With such a re-evaluation, owners of collateralized debt obligations ... may be forced to write down mortgage investments beyond the billions they have already written off. Some bonds, for example, may go from being valued at, say, 70 cents on the dollar to becoming largely worthless overnight, bankers and analysts say.
There is more in the article by Vikas Bajaj. The article suggests there is more pain coming for investors in certain CDOs.

Sunday, October 21, 2007

The Housing Bust Hits Europe

by Calculated Risk on 10/21/2007 06:55:00 PM

WSJ: Europe Feels Housing Chill

The real-estate slowdown that hit the U.S. is spreading to Europe.

Home prices in some of Europe's hottest markets are falling after a decade of double-digit-percentage price increases. The reasons resemble those across the Atlantic: higher interest rates, faltering confidence and tighter lending standards.
...
Home prices in Spain more than doubled over the past 10 years, but the average price of an existing home has fallen slightly since July, according to real-estate agent facilisimo.com. France experienced its first quarterly home-price decline in nearly a decade in the third quarter, according to its federation of real-estate agents, while Irish house prices in August were 1.9% below the year-earlier level.

The weakening home market could hit European economies. An expanding construction industry has fueled growth in Europe. Now, construction in Spain and elsewhere is easing. ...

Financial Times: Containment Lost

by Calculated Risk on 10/21/2007 06:23:00 PM

From the Financial Times: US loan default problems widen

Poor quarterly results from banks across the US over the past two weeks suggest credit problems once confined to high-risk mortgage borrowers are spreading across the consumer landscape, posing new risks to the economy and weighing heavily on the markets.
...
Banks are adding to reserves not just for defaults on mortgages, but also on home equity loans, car loans and credit cards.

“What started out merely as a subprime problem has expanded more broadly in the mortgage space and problems are getting worse at a faster pace than many had expected,” said Michael Mayo, Deutsche Bank analyst.
...
Dick Bove, analyst at Punk Ziegel, said bank earnings indicated “there are problems with consumer debt that extend beyond the well-known issues in the real estate markets. Auto loans are clearly a new area of concern”.

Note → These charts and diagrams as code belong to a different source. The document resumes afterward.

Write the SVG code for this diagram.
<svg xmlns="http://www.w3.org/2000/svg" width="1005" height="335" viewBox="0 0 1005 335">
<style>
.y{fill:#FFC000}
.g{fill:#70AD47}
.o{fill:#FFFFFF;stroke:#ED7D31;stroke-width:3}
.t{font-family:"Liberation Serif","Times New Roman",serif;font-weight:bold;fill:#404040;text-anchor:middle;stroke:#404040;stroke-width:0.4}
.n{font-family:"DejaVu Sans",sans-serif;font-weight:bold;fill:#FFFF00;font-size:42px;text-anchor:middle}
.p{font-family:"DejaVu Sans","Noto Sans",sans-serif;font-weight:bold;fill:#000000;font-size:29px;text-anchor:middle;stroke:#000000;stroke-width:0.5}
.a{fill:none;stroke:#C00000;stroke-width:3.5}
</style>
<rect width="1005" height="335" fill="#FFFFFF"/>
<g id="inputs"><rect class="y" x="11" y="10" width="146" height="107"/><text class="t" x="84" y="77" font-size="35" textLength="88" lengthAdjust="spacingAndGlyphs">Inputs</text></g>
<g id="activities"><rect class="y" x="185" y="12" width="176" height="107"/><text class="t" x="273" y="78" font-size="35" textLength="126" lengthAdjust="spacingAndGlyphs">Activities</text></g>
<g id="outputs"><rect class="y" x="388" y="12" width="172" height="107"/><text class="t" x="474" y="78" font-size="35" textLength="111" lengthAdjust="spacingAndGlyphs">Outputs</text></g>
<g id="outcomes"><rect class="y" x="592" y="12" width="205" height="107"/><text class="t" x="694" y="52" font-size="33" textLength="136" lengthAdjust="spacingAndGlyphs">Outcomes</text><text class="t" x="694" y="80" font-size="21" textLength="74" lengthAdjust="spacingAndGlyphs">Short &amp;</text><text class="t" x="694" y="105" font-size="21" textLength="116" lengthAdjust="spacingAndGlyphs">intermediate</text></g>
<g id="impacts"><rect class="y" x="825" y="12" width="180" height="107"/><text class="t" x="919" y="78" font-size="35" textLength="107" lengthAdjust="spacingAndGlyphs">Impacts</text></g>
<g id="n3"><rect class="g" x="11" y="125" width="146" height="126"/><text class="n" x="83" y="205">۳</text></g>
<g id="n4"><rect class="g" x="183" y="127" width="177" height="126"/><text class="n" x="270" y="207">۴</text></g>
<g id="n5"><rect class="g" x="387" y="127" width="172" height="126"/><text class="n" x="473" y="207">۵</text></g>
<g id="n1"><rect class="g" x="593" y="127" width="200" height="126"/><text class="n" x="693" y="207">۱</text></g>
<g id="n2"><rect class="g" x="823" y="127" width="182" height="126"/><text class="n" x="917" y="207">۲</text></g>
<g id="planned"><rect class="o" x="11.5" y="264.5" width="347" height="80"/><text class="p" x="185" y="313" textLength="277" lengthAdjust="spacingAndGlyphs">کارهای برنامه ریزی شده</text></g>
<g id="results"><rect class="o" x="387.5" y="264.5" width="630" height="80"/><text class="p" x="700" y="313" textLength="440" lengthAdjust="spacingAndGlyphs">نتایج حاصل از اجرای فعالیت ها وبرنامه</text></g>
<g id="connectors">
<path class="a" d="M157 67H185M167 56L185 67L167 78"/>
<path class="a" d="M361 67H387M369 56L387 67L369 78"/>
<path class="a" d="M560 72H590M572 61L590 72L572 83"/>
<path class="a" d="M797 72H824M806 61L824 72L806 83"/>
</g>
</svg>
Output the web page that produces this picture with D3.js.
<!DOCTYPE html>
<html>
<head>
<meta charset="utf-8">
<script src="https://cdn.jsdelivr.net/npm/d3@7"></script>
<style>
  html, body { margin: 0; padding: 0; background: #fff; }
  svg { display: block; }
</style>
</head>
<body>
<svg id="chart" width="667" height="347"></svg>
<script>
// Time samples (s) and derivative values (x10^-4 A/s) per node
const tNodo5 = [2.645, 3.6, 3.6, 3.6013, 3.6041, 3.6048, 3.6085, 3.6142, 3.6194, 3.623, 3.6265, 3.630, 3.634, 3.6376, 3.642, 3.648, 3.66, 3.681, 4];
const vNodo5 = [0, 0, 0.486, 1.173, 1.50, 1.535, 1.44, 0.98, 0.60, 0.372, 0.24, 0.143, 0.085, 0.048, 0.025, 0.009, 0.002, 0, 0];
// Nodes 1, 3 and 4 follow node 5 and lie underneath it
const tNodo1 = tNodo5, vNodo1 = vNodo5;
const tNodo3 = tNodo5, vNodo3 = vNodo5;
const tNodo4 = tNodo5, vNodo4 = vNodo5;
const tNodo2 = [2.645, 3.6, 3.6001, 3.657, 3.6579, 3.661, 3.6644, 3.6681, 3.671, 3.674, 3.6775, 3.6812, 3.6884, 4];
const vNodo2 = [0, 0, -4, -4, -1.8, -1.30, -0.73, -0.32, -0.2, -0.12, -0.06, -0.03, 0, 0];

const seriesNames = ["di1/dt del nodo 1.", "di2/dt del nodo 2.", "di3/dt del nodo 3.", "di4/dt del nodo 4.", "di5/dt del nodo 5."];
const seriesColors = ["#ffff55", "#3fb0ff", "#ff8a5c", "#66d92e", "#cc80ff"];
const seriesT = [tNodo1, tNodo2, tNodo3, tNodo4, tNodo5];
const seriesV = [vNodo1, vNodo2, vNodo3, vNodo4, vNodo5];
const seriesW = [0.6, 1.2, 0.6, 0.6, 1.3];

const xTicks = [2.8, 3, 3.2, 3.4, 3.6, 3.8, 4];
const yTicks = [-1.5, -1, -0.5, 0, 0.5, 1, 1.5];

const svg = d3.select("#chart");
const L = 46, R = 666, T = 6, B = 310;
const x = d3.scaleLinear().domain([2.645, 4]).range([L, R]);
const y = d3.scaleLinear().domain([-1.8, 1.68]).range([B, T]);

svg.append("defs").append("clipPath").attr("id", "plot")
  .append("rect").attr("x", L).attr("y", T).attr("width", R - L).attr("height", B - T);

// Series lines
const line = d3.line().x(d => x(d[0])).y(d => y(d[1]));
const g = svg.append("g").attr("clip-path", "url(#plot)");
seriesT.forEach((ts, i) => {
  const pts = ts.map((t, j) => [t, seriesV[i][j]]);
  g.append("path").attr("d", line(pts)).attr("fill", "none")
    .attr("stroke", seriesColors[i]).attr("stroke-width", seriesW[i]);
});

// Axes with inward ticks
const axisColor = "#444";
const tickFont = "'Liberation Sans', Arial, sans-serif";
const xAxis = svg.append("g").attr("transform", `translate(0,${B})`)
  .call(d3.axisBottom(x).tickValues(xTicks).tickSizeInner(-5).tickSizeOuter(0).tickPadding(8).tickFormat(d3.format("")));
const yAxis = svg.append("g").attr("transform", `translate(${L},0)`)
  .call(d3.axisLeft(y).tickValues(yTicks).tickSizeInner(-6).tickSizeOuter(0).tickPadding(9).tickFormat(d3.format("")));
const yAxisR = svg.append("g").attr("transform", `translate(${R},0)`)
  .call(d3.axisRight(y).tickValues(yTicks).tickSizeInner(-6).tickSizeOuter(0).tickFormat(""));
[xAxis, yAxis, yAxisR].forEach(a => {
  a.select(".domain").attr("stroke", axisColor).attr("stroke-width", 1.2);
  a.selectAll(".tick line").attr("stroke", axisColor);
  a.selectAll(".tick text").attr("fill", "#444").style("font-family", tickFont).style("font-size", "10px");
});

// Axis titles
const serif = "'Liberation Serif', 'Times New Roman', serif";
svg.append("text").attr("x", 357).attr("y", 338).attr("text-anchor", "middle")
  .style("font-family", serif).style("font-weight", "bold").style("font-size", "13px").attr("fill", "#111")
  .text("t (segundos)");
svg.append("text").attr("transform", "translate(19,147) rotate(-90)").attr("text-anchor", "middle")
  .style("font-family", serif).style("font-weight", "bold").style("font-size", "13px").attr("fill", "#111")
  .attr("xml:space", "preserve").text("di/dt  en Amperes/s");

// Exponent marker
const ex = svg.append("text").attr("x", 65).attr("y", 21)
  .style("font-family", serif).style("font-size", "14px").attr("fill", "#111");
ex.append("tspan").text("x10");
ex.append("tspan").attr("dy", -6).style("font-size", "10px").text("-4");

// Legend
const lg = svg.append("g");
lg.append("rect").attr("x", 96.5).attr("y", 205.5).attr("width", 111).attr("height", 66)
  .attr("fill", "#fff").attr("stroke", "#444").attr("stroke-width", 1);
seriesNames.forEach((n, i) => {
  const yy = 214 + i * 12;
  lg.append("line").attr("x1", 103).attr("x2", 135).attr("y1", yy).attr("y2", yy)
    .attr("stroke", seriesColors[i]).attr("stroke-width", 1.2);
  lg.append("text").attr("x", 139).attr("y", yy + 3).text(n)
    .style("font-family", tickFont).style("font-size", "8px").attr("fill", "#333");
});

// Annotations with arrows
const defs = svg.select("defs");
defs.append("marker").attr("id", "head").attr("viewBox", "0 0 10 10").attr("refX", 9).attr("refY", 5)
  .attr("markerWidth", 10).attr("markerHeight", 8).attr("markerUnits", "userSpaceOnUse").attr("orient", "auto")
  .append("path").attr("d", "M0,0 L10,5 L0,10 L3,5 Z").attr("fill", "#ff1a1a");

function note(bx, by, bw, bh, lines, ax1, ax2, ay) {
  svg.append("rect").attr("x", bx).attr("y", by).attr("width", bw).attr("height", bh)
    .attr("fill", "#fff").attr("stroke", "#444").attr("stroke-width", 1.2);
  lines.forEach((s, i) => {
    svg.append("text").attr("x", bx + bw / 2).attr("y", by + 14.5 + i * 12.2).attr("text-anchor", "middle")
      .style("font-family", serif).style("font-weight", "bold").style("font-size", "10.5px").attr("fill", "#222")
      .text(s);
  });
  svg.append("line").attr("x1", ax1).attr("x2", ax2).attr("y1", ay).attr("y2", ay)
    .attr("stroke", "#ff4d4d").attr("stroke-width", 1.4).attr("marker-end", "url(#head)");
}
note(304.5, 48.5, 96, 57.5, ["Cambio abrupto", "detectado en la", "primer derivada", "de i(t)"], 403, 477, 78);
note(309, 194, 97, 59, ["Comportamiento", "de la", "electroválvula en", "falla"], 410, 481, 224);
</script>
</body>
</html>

PIMCO: "Not participating" in Super Fund SIV

by Calculated Risk on 10/21/2007 11:45:00 AM

From MarketWatch: More firms expected to join SIV fund: officials (hat tip Bob)

More financial firms are expected to join the "Super SIV" special fund to help guarantee liquidity in the commercial paper market, officials said Saturday.

"Participation is expected to broaden in the weeks ahead," said Robert Steel, the U.S. Treasury undersecretary ...

Bank of Italy Governor Mario Draghi told reporters on Friday that Treasury Secretary Henry Paulson had informed his G7 colleagues that Pacific Investment Management Co., the world's largest bond fund, and Fidelity Investment, the Boston-based mutual fund giant, have decided to join the SIV fund.

But a spokesman for PIMCO said Draghi was incorrect.

"PIMCO is not participating," PIMCO spokesman Mark Porterfield said in an email on Saturday.
PIMCO is smart to stay away from this mess.